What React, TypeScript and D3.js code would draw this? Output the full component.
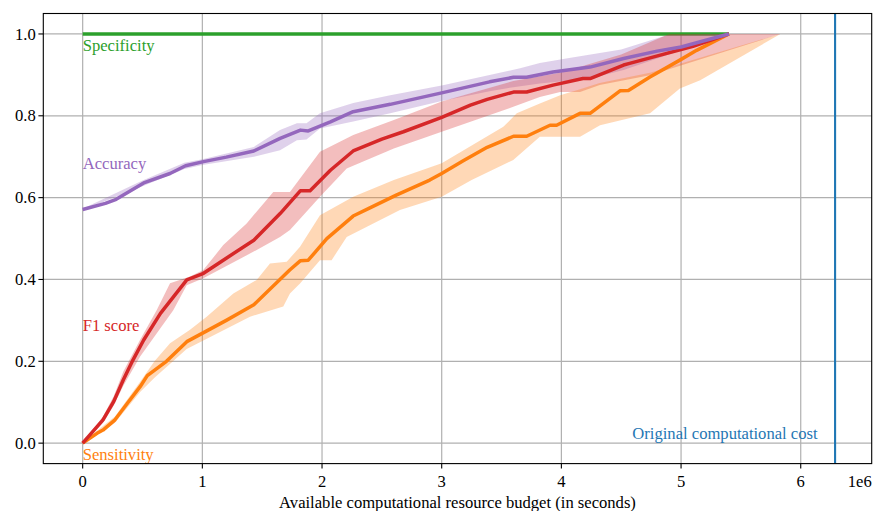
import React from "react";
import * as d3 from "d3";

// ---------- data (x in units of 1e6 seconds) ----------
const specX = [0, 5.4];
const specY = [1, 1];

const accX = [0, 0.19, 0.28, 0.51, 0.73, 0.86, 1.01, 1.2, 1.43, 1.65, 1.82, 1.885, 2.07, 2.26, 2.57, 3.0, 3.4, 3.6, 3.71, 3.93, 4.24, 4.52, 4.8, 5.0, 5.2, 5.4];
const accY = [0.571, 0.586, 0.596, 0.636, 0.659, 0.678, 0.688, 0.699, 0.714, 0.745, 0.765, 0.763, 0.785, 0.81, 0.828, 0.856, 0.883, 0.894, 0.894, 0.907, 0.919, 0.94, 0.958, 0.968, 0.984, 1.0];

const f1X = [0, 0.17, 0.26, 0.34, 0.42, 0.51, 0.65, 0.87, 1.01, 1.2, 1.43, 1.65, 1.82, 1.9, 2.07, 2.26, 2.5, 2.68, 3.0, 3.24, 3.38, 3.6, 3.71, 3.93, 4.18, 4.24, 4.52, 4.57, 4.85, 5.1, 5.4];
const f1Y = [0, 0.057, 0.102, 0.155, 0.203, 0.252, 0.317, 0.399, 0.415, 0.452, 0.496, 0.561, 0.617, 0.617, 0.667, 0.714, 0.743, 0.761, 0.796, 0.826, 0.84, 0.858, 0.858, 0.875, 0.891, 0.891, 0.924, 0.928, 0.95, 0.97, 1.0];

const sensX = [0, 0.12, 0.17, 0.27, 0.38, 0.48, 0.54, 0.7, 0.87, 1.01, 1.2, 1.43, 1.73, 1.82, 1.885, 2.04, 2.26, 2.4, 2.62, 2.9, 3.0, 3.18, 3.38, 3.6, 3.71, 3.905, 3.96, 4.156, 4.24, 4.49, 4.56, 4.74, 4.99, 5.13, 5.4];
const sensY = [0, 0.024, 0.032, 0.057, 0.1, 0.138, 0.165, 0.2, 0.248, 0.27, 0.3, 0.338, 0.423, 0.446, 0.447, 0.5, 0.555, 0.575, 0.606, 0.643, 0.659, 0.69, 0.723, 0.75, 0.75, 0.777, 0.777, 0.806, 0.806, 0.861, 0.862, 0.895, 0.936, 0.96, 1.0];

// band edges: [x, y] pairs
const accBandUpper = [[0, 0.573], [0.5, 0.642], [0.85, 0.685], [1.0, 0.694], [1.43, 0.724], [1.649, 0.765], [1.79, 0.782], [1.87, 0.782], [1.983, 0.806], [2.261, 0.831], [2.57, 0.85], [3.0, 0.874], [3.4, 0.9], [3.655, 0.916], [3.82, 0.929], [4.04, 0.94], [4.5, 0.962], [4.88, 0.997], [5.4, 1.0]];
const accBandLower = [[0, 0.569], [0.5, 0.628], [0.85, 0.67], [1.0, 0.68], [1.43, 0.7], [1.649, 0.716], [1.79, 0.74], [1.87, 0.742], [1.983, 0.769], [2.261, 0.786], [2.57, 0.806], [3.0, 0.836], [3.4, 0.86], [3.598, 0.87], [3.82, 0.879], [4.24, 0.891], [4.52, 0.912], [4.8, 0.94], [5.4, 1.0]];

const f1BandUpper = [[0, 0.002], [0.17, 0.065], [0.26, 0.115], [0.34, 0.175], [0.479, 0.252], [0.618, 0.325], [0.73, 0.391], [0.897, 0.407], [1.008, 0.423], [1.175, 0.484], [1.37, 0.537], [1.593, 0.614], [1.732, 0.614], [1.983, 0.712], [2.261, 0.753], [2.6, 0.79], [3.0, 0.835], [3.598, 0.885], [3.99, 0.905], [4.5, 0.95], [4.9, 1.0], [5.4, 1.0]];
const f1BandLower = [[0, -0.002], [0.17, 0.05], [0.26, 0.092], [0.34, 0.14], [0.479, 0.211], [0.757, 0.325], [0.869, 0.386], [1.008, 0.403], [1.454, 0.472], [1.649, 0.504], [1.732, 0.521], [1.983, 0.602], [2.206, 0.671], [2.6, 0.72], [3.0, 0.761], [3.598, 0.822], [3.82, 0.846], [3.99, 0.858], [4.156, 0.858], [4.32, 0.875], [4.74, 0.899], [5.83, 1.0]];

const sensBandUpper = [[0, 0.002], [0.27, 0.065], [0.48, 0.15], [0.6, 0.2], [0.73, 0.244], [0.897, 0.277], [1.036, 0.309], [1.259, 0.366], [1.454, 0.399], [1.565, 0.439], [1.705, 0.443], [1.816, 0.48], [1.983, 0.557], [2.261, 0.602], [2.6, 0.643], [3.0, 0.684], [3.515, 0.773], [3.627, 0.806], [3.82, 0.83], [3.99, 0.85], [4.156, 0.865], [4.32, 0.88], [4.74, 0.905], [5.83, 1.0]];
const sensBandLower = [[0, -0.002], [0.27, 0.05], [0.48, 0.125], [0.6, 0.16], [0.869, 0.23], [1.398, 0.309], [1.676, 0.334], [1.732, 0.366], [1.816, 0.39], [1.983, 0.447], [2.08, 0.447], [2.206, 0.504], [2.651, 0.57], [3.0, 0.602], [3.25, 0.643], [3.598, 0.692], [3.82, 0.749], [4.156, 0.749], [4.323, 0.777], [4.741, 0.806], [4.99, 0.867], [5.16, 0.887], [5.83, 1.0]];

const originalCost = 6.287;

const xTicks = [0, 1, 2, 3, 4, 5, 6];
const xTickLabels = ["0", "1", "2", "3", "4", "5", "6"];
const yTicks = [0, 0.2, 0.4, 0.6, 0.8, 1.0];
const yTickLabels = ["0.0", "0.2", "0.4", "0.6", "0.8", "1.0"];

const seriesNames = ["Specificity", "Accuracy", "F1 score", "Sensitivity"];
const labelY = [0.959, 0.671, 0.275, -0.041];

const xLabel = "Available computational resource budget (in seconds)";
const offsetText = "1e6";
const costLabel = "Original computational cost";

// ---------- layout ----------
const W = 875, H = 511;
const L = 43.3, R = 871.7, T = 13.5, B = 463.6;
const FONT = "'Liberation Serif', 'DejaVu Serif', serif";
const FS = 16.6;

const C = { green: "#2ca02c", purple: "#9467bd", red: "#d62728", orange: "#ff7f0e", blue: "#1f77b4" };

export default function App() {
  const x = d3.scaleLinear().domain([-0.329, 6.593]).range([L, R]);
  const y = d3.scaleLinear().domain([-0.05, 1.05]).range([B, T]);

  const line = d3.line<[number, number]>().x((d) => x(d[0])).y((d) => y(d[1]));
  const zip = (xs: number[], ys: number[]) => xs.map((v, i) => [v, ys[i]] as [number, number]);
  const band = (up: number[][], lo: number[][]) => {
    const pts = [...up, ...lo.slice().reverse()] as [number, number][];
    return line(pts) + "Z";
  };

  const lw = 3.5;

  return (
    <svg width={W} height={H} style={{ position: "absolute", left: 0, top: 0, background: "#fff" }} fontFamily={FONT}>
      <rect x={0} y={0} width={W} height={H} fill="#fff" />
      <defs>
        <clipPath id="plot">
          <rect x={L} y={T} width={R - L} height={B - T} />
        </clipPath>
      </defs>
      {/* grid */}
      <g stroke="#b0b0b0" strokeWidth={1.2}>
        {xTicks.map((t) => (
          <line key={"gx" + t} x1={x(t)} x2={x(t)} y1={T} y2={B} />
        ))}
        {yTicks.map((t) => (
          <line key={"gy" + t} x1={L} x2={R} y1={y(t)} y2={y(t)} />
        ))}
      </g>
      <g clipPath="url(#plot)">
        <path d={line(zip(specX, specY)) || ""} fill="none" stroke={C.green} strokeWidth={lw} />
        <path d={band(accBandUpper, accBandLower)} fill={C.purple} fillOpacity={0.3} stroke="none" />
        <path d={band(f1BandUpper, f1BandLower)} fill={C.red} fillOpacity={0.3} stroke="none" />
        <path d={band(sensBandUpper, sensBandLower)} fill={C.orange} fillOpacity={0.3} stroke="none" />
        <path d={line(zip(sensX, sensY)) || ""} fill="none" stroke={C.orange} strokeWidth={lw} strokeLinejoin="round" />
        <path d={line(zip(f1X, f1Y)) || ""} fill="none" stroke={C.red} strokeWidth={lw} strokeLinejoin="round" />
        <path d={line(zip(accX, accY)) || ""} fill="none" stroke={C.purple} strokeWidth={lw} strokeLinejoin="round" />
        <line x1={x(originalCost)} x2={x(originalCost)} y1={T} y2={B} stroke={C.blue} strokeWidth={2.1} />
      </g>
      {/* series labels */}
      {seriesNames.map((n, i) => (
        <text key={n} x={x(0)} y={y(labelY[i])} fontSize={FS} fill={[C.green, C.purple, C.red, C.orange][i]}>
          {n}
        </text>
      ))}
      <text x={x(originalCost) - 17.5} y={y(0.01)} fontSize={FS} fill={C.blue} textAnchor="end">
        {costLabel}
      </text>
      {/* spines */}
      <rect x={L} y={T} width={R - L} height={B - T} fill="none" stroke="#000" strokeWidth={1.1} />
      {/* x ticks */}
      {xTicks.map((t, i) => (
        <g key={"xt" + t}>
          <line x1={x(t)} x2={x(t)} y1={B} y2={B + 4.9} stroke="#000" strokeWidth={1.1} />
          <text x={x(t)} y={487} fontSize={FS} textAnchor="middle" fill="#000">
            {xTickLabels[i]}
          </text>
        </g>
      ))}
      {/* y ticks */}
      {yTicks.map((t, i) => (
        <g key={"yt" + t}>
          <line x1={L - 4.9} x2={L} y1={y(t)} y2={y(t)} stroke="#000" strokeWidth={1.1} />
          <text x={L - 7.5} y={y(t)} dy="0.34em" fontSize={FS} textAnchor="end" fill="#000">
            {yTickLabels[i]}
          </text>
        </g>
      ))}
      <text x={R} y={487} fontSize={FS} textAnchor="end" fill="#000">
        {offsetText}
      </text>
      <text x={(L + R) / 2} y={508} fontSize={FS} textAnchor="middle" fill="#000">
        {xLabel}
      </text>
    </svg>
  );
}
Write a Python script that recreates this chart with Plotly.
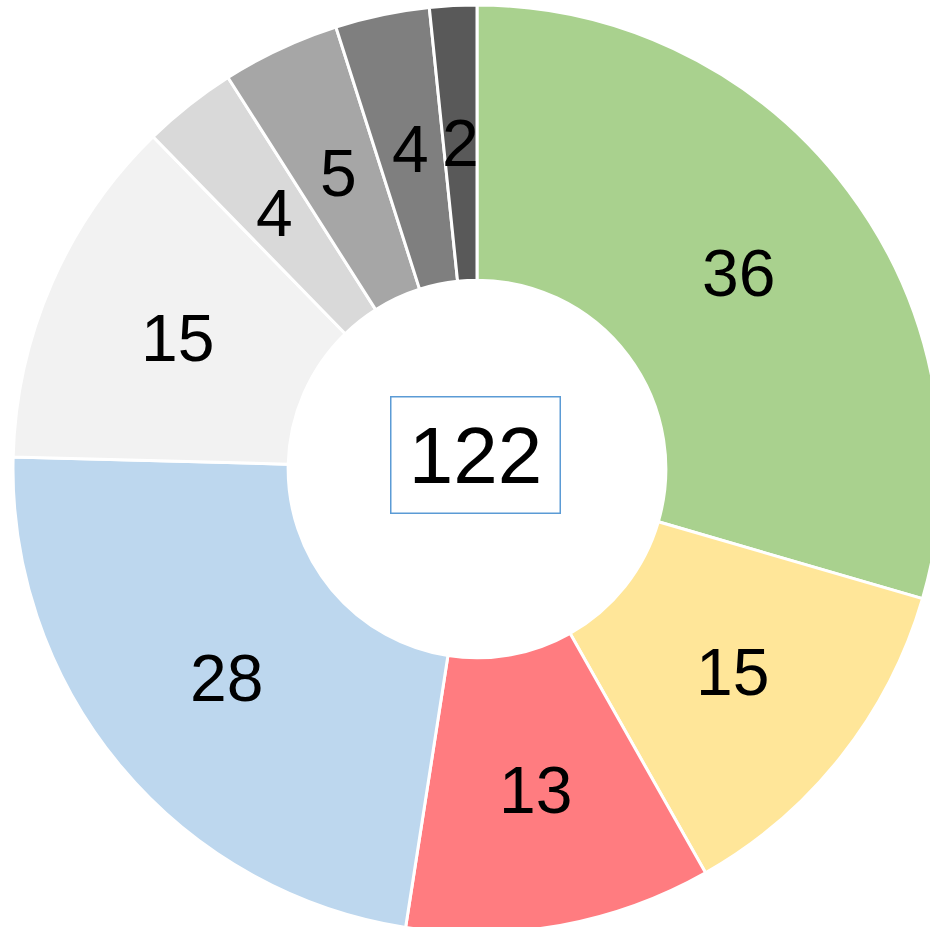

WORK TO DO: Copy only the part of the records that runs from the first line to the line with "const specY = [1, 1];", ends included, leaving pictures out.

ANSWER TO THE PROBLEM:
What React, TypeScript and D3.js code would draw this? Output the full component.
import React from "react";
import * as d3 from "d3";

// ---------- data (x in units of 1e6 seconds) ----------
const specX = [0, 5.4];
const specY = [1, 1];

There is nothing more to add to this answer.